#### Data extract
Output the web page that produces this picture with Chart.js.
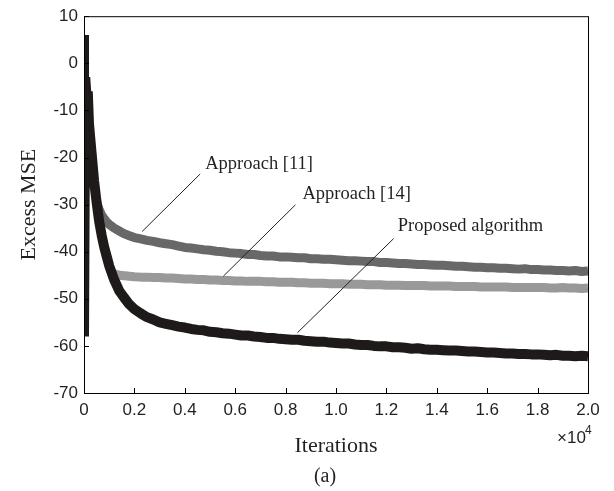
<!DOCTYPE html>
<html>
<head>
<meta charset="utf-8">
<script src="https://cdn.jsdelivr.net/npm/chart.js@4.4.1/dist/chart.umd.min.js"></script>
<style>
  body { margin: 0; background: #fff; }
  .wrap { width: 614px; height: 491px; position: relative; }
</style>
</head>
<body>
<div class="wrap"><canvas id="mseChart"></canvas></div>
<script>
/* Data (iterations in units of 10^4) */
const iters = [0, 0, 0.005, 0.01, 0.015, 0.02, 0.03, 0.04, 0.05, 0.06, 0.07, 0.08, 0.09, 0.1, 0.12, 0.14, 0.16, 0.18,
  0.2, 0.225, 0.25, 0.275, 0.3, 0.325, 0.35, 0.375, 0.4, 0.425, 0.45, 0.475, 0.5, 0.525, 0.55, 0.575,
  0.6, 0.625, 0.65, 0.675, 0.7, 0.725, 0.75, 0.775, 0.8, 0.825, 0.85, 0.875, 0.9, 0.925, 0.95, 0.975,
  1.0, 1.025, 1.05, 1.075, 1.1, 1.125, 1.15, 1.175, 1.2, 1.225, 1.25, 1.275, 1.3, 1.325, 1.35, 1.375,
  1.4, 1.425, 1.45, 1.475, 1.5, 1.525, 1.55, 1.575, 1.6, 1.625, 1.65, 1.675, 1.7, 1.725, 1.75, 1.775,
  1.8, 1.825, 1.85, 1.875, 1.9, 1.925, 1.95, 1.975, 2.0];

const proposed = [6, -58, -3, -7, -6, -13, -19, -25, -29.5, -33.5, -36.5, -39, -41, -43, -46, -48.3, -49.8, -51.2,
  -52.2, -53.1, -53.9, -54.4, -55.0, -55.3, -55.6, -55.9, -56.1, -56.4, -56.6, -56.7, -57.0, -57.1, -57.3, -57.4,
  -57.6, -57.8, -57.8, -58.0, -58.1, -58.3, -58.3, -58.5, -58.6, -58.7, -58.7, -58.9, -59.0, -59.1, -59.1, -59.3,
  -59.4, -59.5, -59.5, -59.7, -59.8, -59.8, -60.0, -60.1, -60.1, -60.3, -60.3, -60.4, -60.6, -60.5, -60.7, -60.8,
  -60.8, -60.9, -61.0, -61.0, -61.1, -61.2, -61.2, -61.3, -61.4, -61.4, -61.5, -61.6, -61.6, -61.7, -61.7, -61.8,
  -61.8, -61.9, -62.0, -61.9, -62.1, -62.1, -62.2, -62.1, -62.2];

const approach11 = [null, null, null, null, null, null, null, null, -29.5, -31.0, -32.2, -33.0, -33.7, -34.2, -35.0, -35.6, -36.2, -36.6,
  -37.0, -37.3, -37.6, -37.8, -38.1, -38.3, -38.5, -38.8, -39.1, -39.2, -39.4, -39.6, -39.7, -39.9, -40.0, -40.2,
  -40.3, -40.4, -40.6, -40.6, -40.8, -40.9, -40.9, -41.1, -41.1, -41.2, -41.3, -41.3, -41.5, -41.5, -41.6, -41.6,
  -41.7, -41.8, -41.9, -41.9, -42.0, -42.1, -42.1, -42.3, -42.3, -42.4, -42.5, -42.5, -42.6, -42.7, -42.7, -42.8,
  -42.9, -42.9, -43.0, -43.1, -43.1, -43.2, -43.3, -43.3, -43.4, -43.4, -43.5, -43.5, -43.6, -43.7, -43.6, -43.8,
  -43.8, -43.9, -43.9, -44.0, -44.0, -44.1, -44.0, -44.2, -44.1];

const approach14 = [null, null, null, null, null, null, null, null, null, null, null, null, null, -44.0, -44.7, -45.0, -45.1, -45.2,
  -45.3, -45.4, -45.4, -45.5, -45.5, -45.6, -45.6, -45.7, -45.8, -45.8, -45.9, -45.9, -46.0, -46.0, -46.1, -46.1,
  -46.2, -46.2, -46.3, -46.3, -46.3, -46.4, -46.4, -46.5, -46.5, -46.5, -46.6, -46.6, -46.7, -46.7, -46.7, -46.8,
  -46.8, -46.8, -46.9, -46.9, -46.9, -47.0, -47.0, -47.0, -47.1, -47.1, -47.1, -47.2, -47.2, -47.2, -47.2, -47.3,
  -47.3, -47.3, -47.3, -47.4, -47.4, -47.4, -47.4, -47.5, -47.5, -47.5, -47.5, -47.5, -47.6, -47.6, -47.6, -47.6,
  -47.6, -47.6, -47.7, -47.7, -47.6, -47.7, -47.7, -47.8, -47.7];

const xTicks = [0, 0.2, 0.4, 0.6, 0.8, 1.0, 1.2, 1.4, 1.6, 1.8, 2.0];
const yTicks = [-70, -60, -50, -40, -30, -20, -10, 0, 10];

/* Annotations: label, text anchor, leader line from/to (data coords) */
const noteLabels = ["Approach [11]", "Approach [14]", "Proposed algorithm"];
const noteText = [[0.481, -22.5], [0.867, -28.8], [1.245, -35.7]];
const noteFrom = [[0.461, -23.5], [0.839, -30.05], [1.229, -37.2]];
const noteTo = [[0.231, -35.7], [0.553, -45.2], [0.847, -57.2]];

function toPoints(ys) {
  return iters.map((x, i) => ({ x: x, y: ys[i] }));
}

/* Frame, inward ticks, annotations and titles */
const decor = {
  id: "decor",
  afterDatasetsDraw(chart) {
    const { ctx, chartArea: a, scales } = chart;
    const sx = scales.x;
    const sy = scales.y;
    ctx.save();
    ctx.strokeStyle = "#000";
    ctx.lineWidth = 1;
    ctx.strokeRect(a.left + 0.5, a.top + 0.5, a.right - a.left, a.bottom - a.top);

    ctx.beginPath();
    xTicks.forEach((v) => {
      const px = Math.round(sx.getPixelForValue(v)) + 0.5;
      ctx.moveTo(px, a.bottom);
      ctx.lineTo(px, a.bottom - 5);
    });
    yTicks.forEach((v) => {
      const py = Math.round(sy.getPixelForValue(v)) + 0.5;
      ctx.moveTo(a.left, py);
      ctx.lineTo(a.left + 5, py);
    });
    ctx.stroke();

    // leader lines + labels
    ctx.strokeStyle = "#222";
    ctx.lineWidth = 1;
    ctx.fillStyle = "#231f20";
    ctx.font = "18.5px 'Liberation Serif', 'Times New Roman', serif";
    ctx.textAlign = "left";
    ctx.textBaseline = "alphabetic";
    noteLabels.forEach((label, i) => {
      ctx.beginPath();
      ctx.moveTo(sx.getPixelForValue(noteFrom[i][0]), sy.getPixelForValue(noteFrom[i][1]));
      ctx.lineTo(sx.getPixelForValue(noteTo[i][0]), sy.getPixelForValue(noteTo[i][1]));
      ctx.stroke();
      ctx.fillText(label, sx.getPixelForValue(noteText[i][0]), sy.getPixelForValue(noteText[i][1]));
    });
    ctx.restore();
  },
  afterDraw(chart) {
    const { ctx, chartArea: a } = chart;
    ctx.save();
    ctx.fillStyle = "#231f20";
    ctx.font = "22px 'Liberation Serif', 'Times New Roman', serif";
    ctx.textAlign = "center";
    ctx.textBaseline = "alphabetic";
    ctx.fillText("Iterations", (a.left + a.right) / 2, 452);
    ctx.font = "20px 'Liberation Serif', 'Times New Roman', serif";
    ctx.fillText("(a)", 325, 482);

    ctx.save();
    ctx.translate(35, (a.top + a.bottom) / 2);
    ctx.rotate(-Math.PI / 2);
    ctx.font = "22px 'Liberation Serif', 'Times New Roman', serif";
    ctx.fillText("Excess MSE", 0, 0);
    ctx.restore();

    ctx.font = "17px 'Liberation Sans', Arial, sans-serif";
    ctx.textAlign = "left";
    ctx.fillText("\u00d710", 557, 443);
    ctx.font = "12px 'Liberation Sans', Arial, sans-serif";
    ctx.fillText("4", 585, 434);
    ctx.restore();
  },
};

const ctx = document.getElementById("mseChart").getContext("2d");

const data = {
  datasets: [
    {
      label: "Proposed algorithm",
      data: toPoints(proposed),
      borderColor: "#1e1a1a",
      borderWidth: 10,
    },
    {
      label: "Approach [11]",
      data: toPoints(approach11),
      borderColor: "#686868",
      borderWidth: 9,
    },
    {
      label: "Approach [14]",
      data: toPoints(approach14),
      borderColor: "#999999",
      borderWidth: 9,
    },
  ],
};

const tickFont = { family: "'Liberation Sans', Arial, sans-serif", size: 17 };

const config = {
  type: "line",
  data: data,
  options: {
    responsive: true,
    maintainAspectRatio: false,
    animation: false,
    spanGaps: false,
    elements: {
      point: { radius: 0 },
      line: { tension: 0, borderJoinStyle: "bevel", borderCapStyle: "butt" },
    },
    layout: { padding: { left: 0, right: 26, top: 12, bottom: 0 } },
    plugins: {
      legend: { display: false },
      tooltip: { enabled: false },
    },
    scales: {
      x: {
        type: "linear",
        min: 0,
        max: 2.0,
        grid: { display: false, drawTicks: false },
        border: { display: false },
        afterBuildTicks: function (scale) {
          scale.ticks = xTicks.map((v) => ({ value: v }));
        },
        afterFit: function (scale) {
          scale.height = 98;
        },
        ticks: {
          color: "#231f20",
          font: tickFont,
          padding: 7,
          maxRotation: 0,
          autoSkip: false,
          callback: function (value) {
            return value === 0 ? "0" : value.toFixed(1);
          },
        },
      },
      y: {
        min: -70,
        max: 10,
        grid: { display: false, drawTicks: false },
        border: { display: false },
        afterBuildTicks: function (scale) {
          scale.ticks = yTicks.map((v) => ({ value: v }));
        },
        afterFit: function (scale) {
          scale.width = 84;
        },
        ticks: {
          color: "#231f20",
          font: tickFont,
          padding: 6,
          autoSkip: false,
        },
      },
    },
  },
  plugins: [decor],
};

const mseChart = new Chart(ctx, config);
</script>
</body>
</html>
########
Stated exercise =
From the first line of the material down to the line containing "1.8, 1.825, 1.85, 1.875, 1.9, 1.925, 1.95, 1.975, 2.0];", inclusive, return each line exactly, skipping any picture.

Response below =
Output the web page that produces this picture with Chart.js.
<!DOCTYPE html>
<html>
<head>
<meta charset="utf-8">
<script src="https://cdn.jsdelivr.net/npm/chart.js@4.4.1/dist/chart.umd.min.js"></script>
<style>
  body { margin: 0; background: #fff; }
  .wrap { width: 614px; height: 491px; position: relative; }
</style>
</head>
<body>
<div class="wrap"><canvas id="mseChart"></canvas></div>
<script>
/* Data (iterations in units of 10^4) */
const iters = [0, 0, 0.005, 0.01, 0.015, 0.02, 0.03, 0.04, 0.05, 0.06, 0.07, 0.08, 0.09, 0.1, 0.12, 0.14, 0.16, 0.18,
  0.2, 0.225, 0.25, 0.275, 0.3, 0.325, 0.35, 0.375, 0.4, 0.425, 0.45, 0.475, 0.5, 0.525, 0.55, 0.575,
  0.6, 0.625, 0.65, 0.675, 0.7, 0.725, 0.75, 0.775, 0.8, 0.825, 0.85, 0.875, 0.9, 0.925, 0.95, 0.975,
  1.0, 1.025, 1.05, 1.075, 1.1, 1.125, 1.15, 1.175, 1.2, 1.225, 1.25, 1.275, 1.3, 1.325, 1.35, 1.375,
  1.4, 1.425, 1.45, 1.475, 1.5, 1.525, 1.55, 1.575, 1.6, 1.625, 1.65, 1.675, 1.7, 1.725, 1.75, 1.775,
  1.8, 1.825, 1.85, 1.875, 1.9, 1.925, 1.95, 1.975, 2.0];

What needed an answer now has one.